- Supplied material:
= = =
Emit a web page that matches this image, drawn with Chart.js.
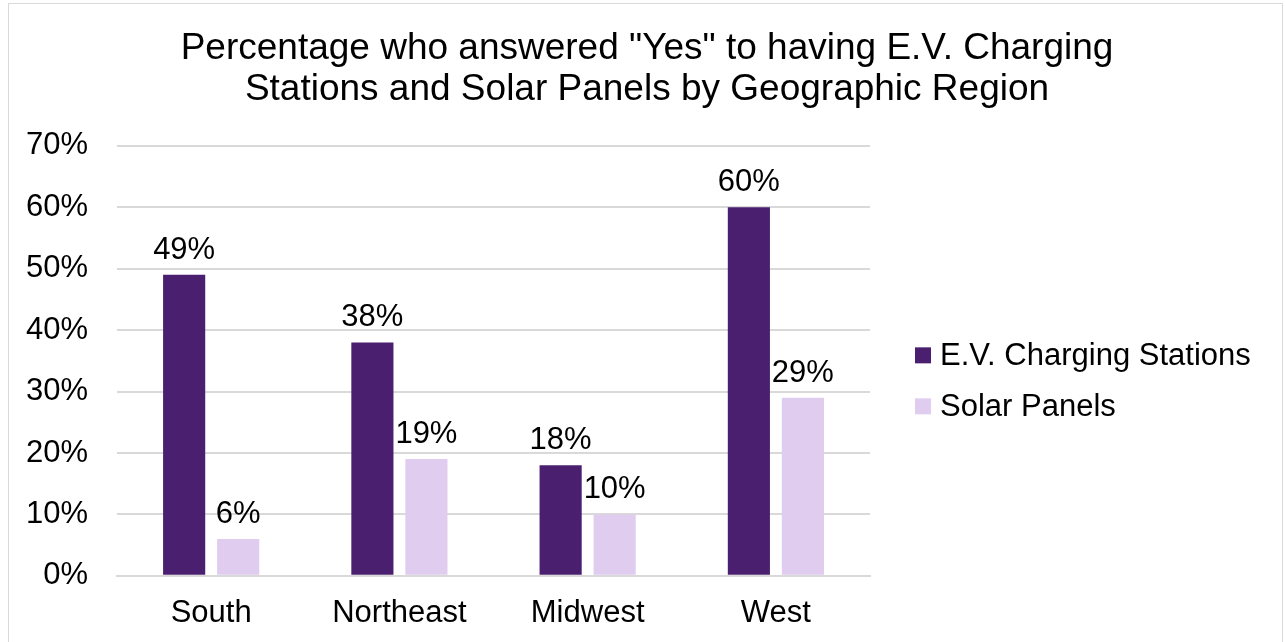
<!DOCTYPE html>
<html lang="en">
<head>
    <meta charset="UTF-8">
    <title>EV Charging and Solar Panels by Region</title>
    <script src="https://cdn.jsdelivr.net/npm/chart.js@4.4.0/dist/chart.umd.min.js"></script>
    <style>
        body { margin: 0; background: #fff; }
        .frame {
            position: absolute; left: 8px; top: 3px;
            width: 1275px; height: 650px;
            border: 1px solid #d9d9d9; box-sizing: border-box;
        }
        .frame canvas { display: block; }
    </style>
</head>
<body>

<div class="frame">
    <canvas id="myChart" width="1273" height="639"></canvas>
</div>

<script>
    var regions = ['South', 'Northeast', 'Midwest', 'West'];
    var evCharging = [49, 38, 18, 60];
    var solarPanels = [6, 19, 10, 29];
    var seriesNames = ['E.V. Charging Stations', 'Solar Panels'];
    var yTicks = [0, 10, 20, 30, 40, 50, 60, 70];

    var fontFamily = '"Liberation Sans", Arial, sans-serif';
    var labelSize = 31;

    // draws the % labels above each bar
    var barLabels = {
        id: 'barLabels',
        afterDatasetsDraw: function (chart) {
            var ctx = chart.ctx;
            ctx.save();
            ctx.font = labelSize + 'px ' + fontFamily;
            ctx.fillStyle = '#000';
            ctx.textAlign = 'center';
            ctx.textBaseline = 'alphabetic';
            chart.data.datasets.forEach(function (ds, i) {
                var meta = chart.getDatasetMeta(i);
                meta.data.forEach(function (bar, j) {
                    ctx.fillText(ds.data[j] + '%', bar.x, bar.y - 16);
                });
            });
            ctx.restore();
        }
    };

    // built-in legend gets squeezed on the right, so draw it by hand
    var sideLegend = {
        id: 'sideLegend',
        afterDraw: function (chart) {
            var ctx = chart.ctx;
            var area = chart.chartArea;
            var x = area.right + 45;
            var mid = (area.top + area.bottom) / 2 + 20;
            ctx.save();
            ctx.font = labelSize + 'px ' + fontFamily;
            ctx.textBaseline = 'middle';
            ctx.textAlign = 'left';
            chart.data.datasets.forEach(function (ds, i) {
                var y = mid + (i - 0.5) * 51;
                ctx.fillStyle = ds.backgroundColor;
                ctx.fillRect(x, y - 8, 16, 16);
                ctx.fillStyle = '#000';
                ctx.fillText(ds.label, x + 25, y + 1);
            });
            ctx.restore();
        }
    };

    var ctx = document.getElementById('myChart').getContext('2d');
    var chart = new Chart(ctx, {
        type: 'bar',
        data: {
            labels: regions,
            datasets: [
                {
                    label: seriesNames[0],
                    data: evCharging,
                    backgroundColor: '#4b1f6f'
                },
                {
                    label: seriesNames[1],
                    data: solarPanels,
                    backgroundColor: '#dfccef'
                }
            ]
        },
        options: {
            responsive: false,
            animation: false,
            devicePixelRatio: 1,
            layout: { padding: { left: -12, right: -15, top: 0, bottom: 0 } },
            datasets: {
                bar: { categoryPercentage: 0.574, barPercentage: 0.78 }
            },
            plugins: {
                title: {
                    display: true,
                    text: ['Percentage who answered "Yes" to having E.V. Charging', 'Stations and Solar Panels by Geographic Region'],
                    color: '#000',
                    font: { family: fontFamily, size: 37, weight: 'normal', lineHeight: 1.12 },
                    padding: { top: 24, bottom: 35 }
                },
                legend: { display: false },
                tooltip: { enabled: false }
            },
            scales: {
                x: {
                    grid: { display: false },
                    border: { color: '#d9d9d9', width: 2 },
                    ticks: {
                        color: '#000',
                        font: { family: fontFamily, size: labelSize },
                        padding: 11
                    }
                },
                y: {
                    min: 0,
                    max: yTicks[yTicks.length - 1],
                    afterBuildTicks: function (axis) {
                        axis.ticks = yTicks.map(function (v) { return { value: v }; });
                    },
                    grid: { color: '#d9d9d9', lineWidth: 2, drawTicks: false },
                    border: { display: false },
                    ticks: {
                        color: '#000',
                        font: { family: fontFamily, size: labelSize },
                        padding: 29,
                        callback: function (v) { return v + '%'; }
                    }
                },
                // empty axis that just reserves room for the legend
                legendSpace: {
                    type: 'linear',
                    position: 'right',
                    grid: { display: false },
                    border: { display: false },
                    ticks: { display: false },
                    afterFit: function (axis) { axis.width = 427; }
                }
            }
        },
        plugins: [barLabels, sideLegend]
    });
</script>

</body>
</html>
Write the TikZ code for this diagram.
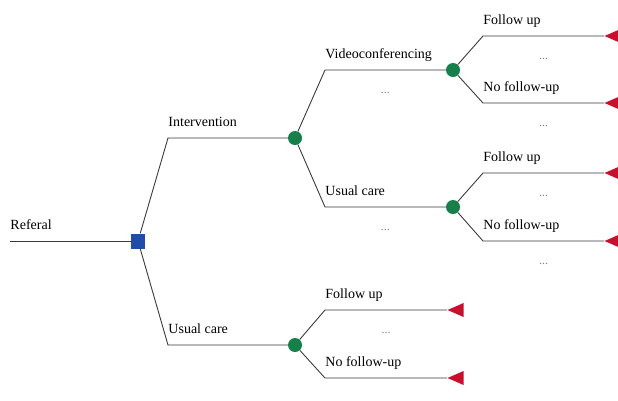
= = =
- Problem: Copy all lines in the listing above where the string "that" appears.

- Expected answer:
Emit a web page that matches this image, drawn with Chart.js.
                // empty axis that just reserves room for the legend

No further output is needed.